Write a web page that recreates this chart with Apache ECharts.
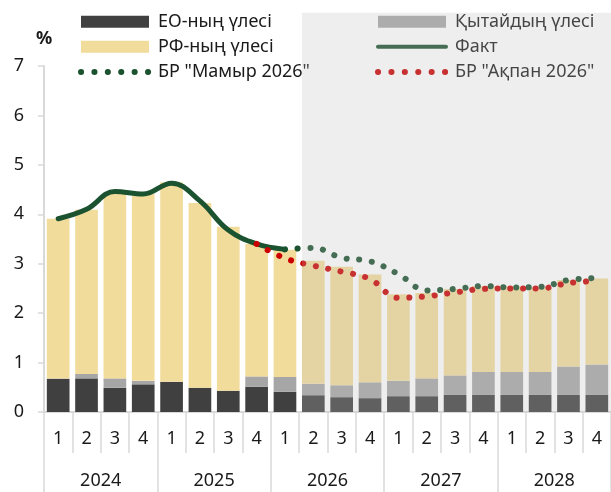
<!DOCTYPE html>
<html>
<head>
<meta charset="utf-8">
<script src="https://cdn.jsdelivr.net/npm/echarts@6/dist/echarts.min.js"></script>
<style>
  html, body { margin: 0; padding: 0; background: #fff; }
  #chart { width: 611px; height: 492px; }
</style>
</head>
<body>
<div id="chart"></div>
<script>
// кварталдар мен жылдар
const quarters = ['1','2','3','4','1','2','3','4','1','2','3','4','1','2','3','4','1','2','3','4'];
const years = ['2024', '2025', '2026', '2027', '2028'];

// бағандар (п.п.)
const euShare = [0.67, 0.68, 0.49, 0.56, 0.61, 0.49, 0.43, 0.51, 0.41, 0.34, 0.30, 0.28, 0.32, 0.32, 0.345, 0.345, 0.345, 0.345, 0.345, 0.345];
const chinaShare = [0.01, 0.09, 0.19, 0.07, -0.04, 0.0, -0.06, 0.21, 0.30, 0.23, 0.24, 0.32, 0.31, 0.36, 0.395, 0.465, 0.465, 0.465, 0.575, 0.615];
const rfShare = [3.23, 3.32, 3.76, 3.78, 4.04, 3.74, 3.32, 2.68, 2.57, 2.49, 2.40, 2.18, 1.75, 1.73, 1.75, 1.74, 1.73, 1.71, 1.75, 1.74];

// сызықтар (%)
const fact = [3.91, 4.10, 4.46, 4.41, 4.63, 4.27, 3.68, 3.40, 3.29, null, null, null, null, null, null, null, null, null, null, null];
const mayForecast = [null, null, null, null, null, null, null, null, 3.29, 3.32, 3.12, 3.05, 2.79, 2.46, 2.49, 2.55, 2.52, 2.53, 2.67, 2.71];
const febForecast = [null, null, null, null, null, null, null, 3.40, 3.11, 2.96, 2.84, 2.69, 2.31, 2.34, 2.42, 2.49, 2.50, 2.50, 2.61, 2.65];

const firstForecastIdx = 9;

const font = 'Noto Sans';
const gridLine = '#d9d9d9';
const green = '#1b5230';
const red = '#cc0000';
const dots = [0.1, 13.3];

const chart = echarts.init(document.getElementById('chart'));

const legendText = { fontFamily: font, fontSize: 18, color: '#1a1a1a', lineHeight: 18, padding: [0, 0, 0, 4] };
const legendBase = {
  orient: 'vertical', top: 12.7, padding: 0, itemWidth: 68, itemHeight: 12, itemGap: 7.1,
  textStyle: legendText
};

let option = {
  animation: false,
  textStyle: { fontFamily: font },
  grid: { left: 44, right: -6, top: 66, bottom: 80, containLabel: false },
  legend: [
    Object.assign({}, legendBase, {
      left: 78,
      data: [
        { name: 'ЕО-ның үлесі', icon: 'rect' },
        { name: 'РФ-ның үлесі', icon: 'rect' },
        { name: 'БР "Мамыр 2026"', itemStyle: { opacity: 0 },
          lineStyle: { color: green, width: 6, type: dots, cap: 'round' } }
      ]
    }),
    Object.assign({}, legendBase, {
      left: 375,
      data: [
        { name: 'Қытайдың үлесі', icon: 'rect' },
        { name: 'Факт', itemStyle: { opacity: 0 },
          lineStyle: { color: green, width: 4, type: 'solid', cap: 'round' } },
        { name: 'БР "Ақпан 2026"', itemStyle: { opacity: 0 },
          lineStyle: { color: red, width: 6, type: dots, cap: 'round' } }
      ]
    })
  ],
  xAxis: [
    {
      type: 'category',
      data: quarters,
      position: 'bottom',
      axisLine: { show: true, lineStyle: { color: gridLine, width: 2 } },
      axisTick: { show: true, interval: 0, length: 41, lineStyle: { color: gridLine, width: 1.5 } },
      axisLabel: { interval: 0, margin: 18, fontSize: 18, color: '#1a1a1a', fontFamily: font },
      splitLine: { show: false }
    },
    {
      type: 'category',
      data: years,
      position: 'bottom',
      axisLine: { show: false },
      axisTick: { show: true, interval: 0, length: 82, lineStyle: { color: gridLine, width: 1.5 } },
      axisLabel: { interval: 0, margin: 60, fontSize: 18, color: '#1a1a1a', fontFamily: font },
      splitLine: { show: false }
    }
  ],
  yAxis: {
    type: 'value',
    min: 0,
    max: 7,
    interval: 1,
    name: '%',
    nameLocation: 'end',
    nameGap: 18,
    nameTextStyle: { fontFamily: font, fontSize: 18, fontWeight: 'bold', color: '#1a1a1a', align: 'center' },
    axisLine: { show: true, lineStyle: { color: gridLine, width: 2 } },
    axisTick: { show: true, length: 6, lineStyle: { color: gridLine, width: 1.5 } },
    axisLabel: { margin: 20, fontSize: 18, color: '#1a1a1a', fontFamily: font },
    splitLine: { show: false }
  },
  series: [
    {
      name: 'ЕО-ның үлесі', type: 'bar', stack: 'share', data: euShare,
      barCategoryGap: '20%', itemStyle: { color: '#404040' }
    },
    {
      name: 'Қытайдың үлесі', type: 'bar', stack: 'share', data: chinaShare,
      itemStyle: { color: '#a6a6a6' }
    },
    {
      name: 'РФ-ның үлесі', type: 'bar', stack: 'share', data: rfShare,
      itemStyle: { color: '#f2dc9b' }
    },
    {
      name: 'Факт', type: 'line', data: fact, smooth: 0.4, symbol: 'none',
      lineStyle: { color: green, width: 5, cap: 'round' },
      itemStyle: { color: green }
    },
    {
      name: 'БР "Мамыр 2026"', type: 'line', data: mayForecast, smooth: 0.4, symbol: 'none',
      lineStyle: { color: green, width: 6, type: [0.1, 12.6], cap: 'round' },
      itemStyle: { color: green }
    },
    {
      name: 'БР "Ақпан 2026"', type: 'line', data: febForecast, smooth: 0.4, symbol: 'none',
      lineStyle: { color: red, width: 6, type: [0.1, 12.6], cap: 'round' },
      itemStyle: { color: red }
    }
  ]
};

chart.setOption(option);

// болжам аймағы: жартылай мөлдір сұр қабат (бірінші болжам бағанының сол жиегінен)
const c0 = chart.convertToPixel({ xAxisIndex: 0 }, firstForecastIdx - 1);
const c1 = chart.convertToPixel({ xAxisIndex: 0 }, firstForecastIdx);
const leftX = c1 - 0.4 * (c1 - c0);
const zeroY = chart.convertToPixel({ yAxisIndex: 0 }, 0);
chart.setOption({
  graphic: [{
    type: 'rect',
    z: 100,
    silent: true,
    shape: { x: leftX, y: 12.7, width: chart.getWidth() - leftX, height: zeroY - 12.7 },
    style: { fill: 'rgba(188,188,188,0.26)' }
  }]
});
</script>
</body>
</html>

Problem statement:
Everything from the first line to the line with "1.71, 1.75, 1.74];" must be repeated exactly, and nothing else. Leave the pictures out.

Answer to the exercise:
Write a web page that recreates this chart with Apache ECharts.
<!DOCTYPE html>
<html>
<head>
<meta charset="utf-8">
<script src="https://cdn.jsdelivr.net/npm/echarts@6/dist/echarts.min.js"></script>
<style>
  html, body { margin: 0; padding: 0; background: #fff; }
  #chart { width: 611px; height: 492px; }
</style>
</head>
<body>
<div id="chart"></div>
<script>
// кварталдар мен жылдар
const quarters = ['1','2','3','4','1','2','3','4','1','2','3','4','1','2','3','4','1','2','3','4'];
const years = ['2024', '2025', '2026', '2027', '2028'];

// бағандар (п.п.)
const euShare = [0.67, 0.68, 0.49, 0.56, 0.61, 0.49, 0.43, 0.51, 0.41, 0.34, 0.30, 0.28, 0.32, 0.32, 0.345, 0.345, 0.345, 0.345, 0.345, 0.345];
const chinaShare = [0.01, 0.09, 0.19, 0.07, -0.04, 0.0, -0.06, 0.21, 0.30, 0.23, 0.24, 0.32, 0.31, 0.36, 0.395, 0.465, 0.465, 0.465, 0.575, 0.615];
const rfShare = [3.23, 3.32, 3.76, 3.78, 4.04, 3.74, 3.32, 2.68, 2.57, 2.49, 2.40, 2.18, 1.75, 1.73, 1.75, 1.74, 1.73, 1.71, 1.75, 1.74];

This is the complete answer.